I dreamt about my friend X last night. I don’t think I normally dream about him, and don’t recall having done so before.
We were having one of our lengthy, inconsequential conversations, the purpose of which is to circle ever so gently back to him, his recent travels and achievements. Not having any of my own to talk about, this took less time than usual.
X was complaining of an ear ache, which became one of his eyes. He put his hands up to them, rubbing them comically. ‘Can’t you hear that?’ he said. ‘That sound. It’s the sound of me losing my eyes!’
‘Fuck off, X!’ I shouted. ‘Why does everything always have to be about you?’ And with that my dream ended, or my memory of it anyway.
It has puzzled and disturbed me for a good while, on and off, for the rest of the day. My usual practice is to forget my dreams five minutes after waking, but this was somehow different. For one thing, I swore at a fellow human. I sometimes swear at objects, yes. But people, no. Now, I don’t mean to give the impression that I live like a nun, but I do pride myself on going about my business so that no one can tell if I am in conflict with them or not. Central to this stance is a belief in my ability to coerce out of myself the necessary politeness and self-restraint to make a situation pass sweetly, however much I my feel in a given moment the lack of those qualities from my interlocutor. But here I was, swearing, at full volume, the very point of which was not just to silence my friend, but to do so with such venom that it would attract the attention, and I assume, admiration of those standing nearby. For, though they made no appearance in the dream, those other invisible friends created a social context into which I deployed my expletive. To be clear: I have no quarrel with X. We are, in the jargon, ‘good’. Yet here I was swearing at him, and enjoying it, both the act of it and the horror on others’ faces as they watched me.
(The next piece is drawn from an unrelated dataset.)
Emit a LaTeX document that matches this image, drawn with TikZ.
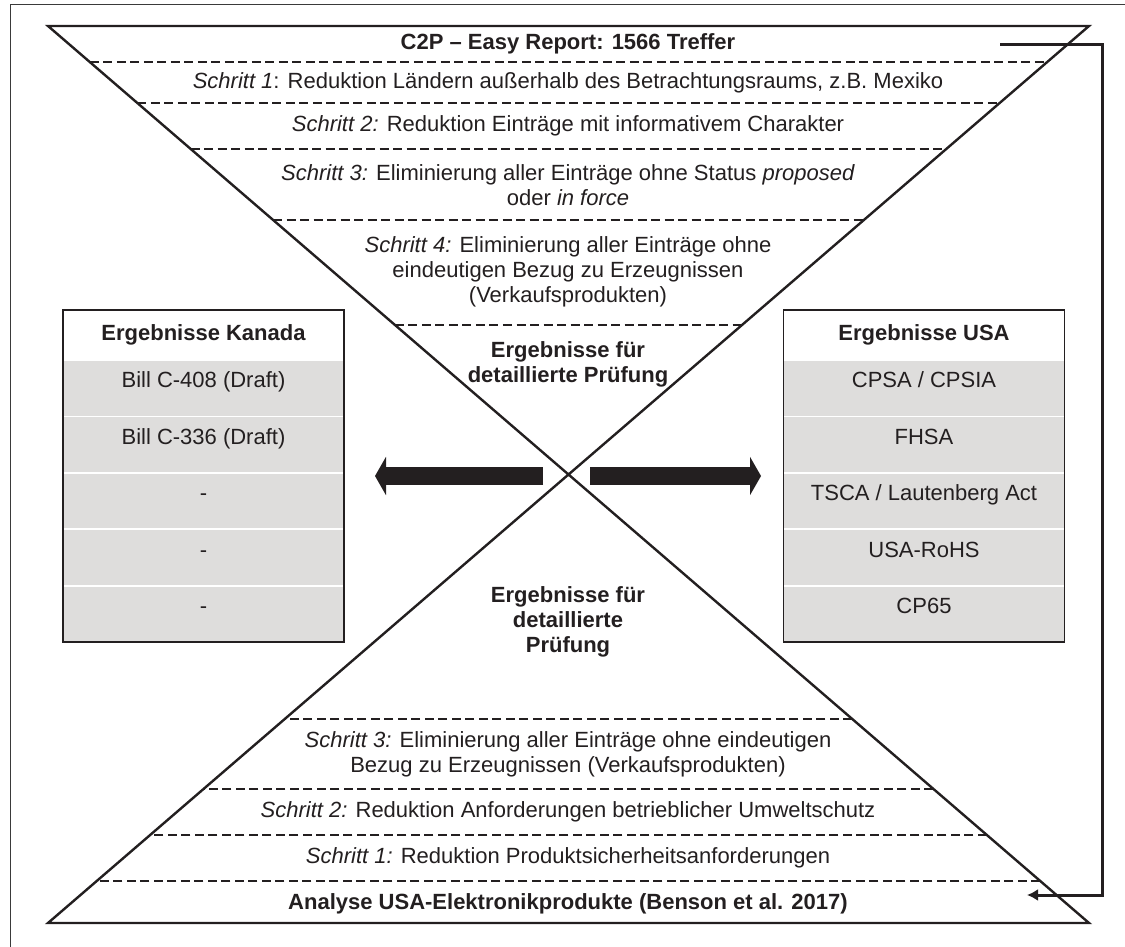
\documentclass[tikz,border=0pt]{standalone}
\usepackage{fontspec}
\setmainfont{Liberation Sans}
\usepackage{tikz}
\usetikzlibrary{arrows.meta,positioning,calc}
\usepackage{xcolor}
\definecolor{colink}{HTML}{231F20}
\definecolor{colrow}{HTML}{DEDDDC}
\definecolor{colframe}{HTML}{3A3A3A}
\newcommand{\bodysize}{\fontsize{22}{25}\selectfont}

\begin{document}
\begin{tikzpicture}[
  x=1pt,y=-1pt,
  font=\bodysize,
  txt/.style={align=center,inner sep=0pt,text=colink},
  bold/.style={txt,font=\bodysize\bfseries},
  head/.style={draw=colink,line width=1.8pt,fill=white,minimum width=281pt,
    minimum height=50pt,inner sep=0pt,outer sep=0pt,font=\bodysize\bfseries,text=colink},
  row/.style={draw=white,line width=1.8pt,fill=colrow,minimum width=281pt,
    minimum height=56.4pt,inner sep=0pt,outer sep=0pt,text=colink,
    text height=16pt,text depth=16.5pt},
  edge/.style={colink,line width=2.4pt},
  cutline/.style={colink,line width=2.3pt,dash pattern=on 9pt off 4.5pt},
  bigarrow/.style={colink,line width=18pt,-{Triangle[length=11pt,width=38pt]}},
  fbline/.style={colink,line width=3pt,-{Latex[length=11pt,width=12pt]}},
]
  \useasboundingbox (0,0) rectangle (1125,947);
  \fill[white] (0,0) rectangle (1125,947);
  \draw[colframe,line width=1.5pt] (10.5,4.5) rectangle (1140,960);

  % ---- Sanduhr ----
  \coordinate (tl) at (48,26);
  \coordinate (tr) at (1089,26);
  \coordinate (bl) at (48,923);
  \coordinate (br) at (1089,923);
  \draw[edge] (tl) -- (tr) -- (bl) -- (br) -- cycle;
  \foreach \yy in {62,103,149,220,325,719,789,835,881}
    \draw[cutline] ($(tl)!{(\yy-26)/897}!(br)$) -- ($(tr)!{(\yy-26)/897}!(bl)$);

  % ---- oberer Teil ----
  \node[bold] (title) at (568,44) {C2P – Easy Report: 1566 Treffer};
  \node[txt] (s1) at (568,83) {\textit{Schritt 1}: Reduktion Ländern außerhalb des Betrachtungsraums, z.B. Mexiko};
  \node[txt] (s2) at (568,126) {\textit{Schritt 2:} Reduktion Einträge mit informativem Charakter};
  \node[txt] (s3) at (568,185) {\textit{Schritt 3:} Eliminierung aller Einträge ohne Status \textit{proposed}\\oder \textit{in force}};
  \node[txt] (s4) at (568,272) {\textit{Schritt 4:} Eliminierung aller Einträge ohne\\eindeutigen Bezug zu Erzeugnissen\\(Verkaufsprodukten)};
  \node[bold] (restop) at (568,364) {Ergebnisse für\\detaillierte Prüfung};

  % ---- unterer Teil ----
  \node[bold] (resbot) at (568,622) {Ergebnisse für\\detaillierte\\Prüfung};
  \node[txt] (u3) at (568,754) {\textit{Schritt 3:} Eliminierung aller Einträge ohne eindeutigen\\Bezug zu Erzeugnissen (Verkaufsprodukten)};
  \node[txt] (u2) at (568,812) {\textit{Schritt 2:} Reduktion Anforderungen betrieblicher Umweltschutz};
  \node[txt] (u1) at (568,858) {\textit{Schritt 1:} Reduktion Produktsicherheitsanforderungen};
  \node[bold] (analyse) at (568,904) {Analyse USA-Elektronikprodukte (Benson et al. 2017)};

  % ---- Rueckfuehrung ----
  \coordinate (fbin) at (1000,45);
  \coordinate (fbout) at (1027,895);
  \draw[fbline] (fbin) -- (1102,45) |- (fbout);

  % ---- Ergebnisse Kanada ----
  \node[head] (kh) at (203.5,335) {Ergebnisse Kanada};
  \node[row,below=0pt of kh] (k1) {Bill C-408 (Draft)};
  \node[row,below=0pt of k1] (k2) {Bill C-336 (Draft)};
  \node[row,below=0pt of k2] (k3) {-};
  \node[row,below=0pt of k3] (k4) {-};
  \node[row,below=0pt of k4] (k5) {-};
  \draw[colink,line width=1.8pt] (kh.north west) rectangle (k5.south east);

  % ---- Ergebnisse USA ----
  \node[head] (uh) at (924,335) {Ergebnisse USA};
  \node[row,below=0pt of uh] (a1) {CPSA / CPSIA};
  \node[row,below=0pt of a1] (a2) {FHSA};
  \node[row,below=0pt of a2] (a3) {TSCA / Lautenberg Act};
  \node[row,below=0pt of a3] (a4) {USA-RoHS};
  \node[row,below=0pt of a4] (a5) {CP65};
  \draw[colink,line width=1.8pt] (uh.north west) rectangle (a5.south east);

  % ---- Pfeile ----
  \coordinate (ltail) at (543,476);
  \coordinate (ltip) at (375,476);
  \coordinate (rtail) at (590,476);
  \coordinate (rtip) at (761,476);
  \draw[bigarrow] (ltail) -- (ltip);
  \draw[bigarrow] (rtail) -- (rtip);
\end{tikzpicture}
\end{document}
Later in the afternoon (I had an errand which required walking to the other side of the city) I found myself encountering the answer to the riddle of my dream. I was shouting and swearing not at X, but at the others.
A bit of context: my father in law died recently. He had been ill for a year or so. Nevertheless, when it came, his death was both peaceful and quick, occurring, as death does, in the middle of life’s other trials, both personal and professional. It was more than two weeks before we could hold the funeral. Into that space poured much activity: the visiting of relatives, the construction of a funeral mass, conversations with the undertakers. Some of this happened remotely, via text and email. The rest required travel. Even with the help of newly-downloaded traffic-avoiding apps on our phones, it was exhausting. The time we had at home we spent watching detective shows, or sleeping.
A week after he died it struck us that we were now able to divide our friends all too easily into two groups. Those who left flowers and wrote cards, and those who did not. The vast majority of the former were from our older set of friends, closer in age to our parents than our own. I can count on one hand those of our peers who wrote. For a reason I will never be able to prove or understand, I believe it was at the friends who had not written that I swore in my dream: all with their trials, no doubt, all with good excuses, their busyness, their children, their jobs, but barely any of them reaching out beyond the force field of their vortices to empathise or even spend a moment contemplating our unasked-for negotiation with the question of mortality. And I am no better. I can count the number of such letters I have written on one hand. ‘Can’t you hear that noise?’ we say. ‘It’s the sound of us losing our eyes.’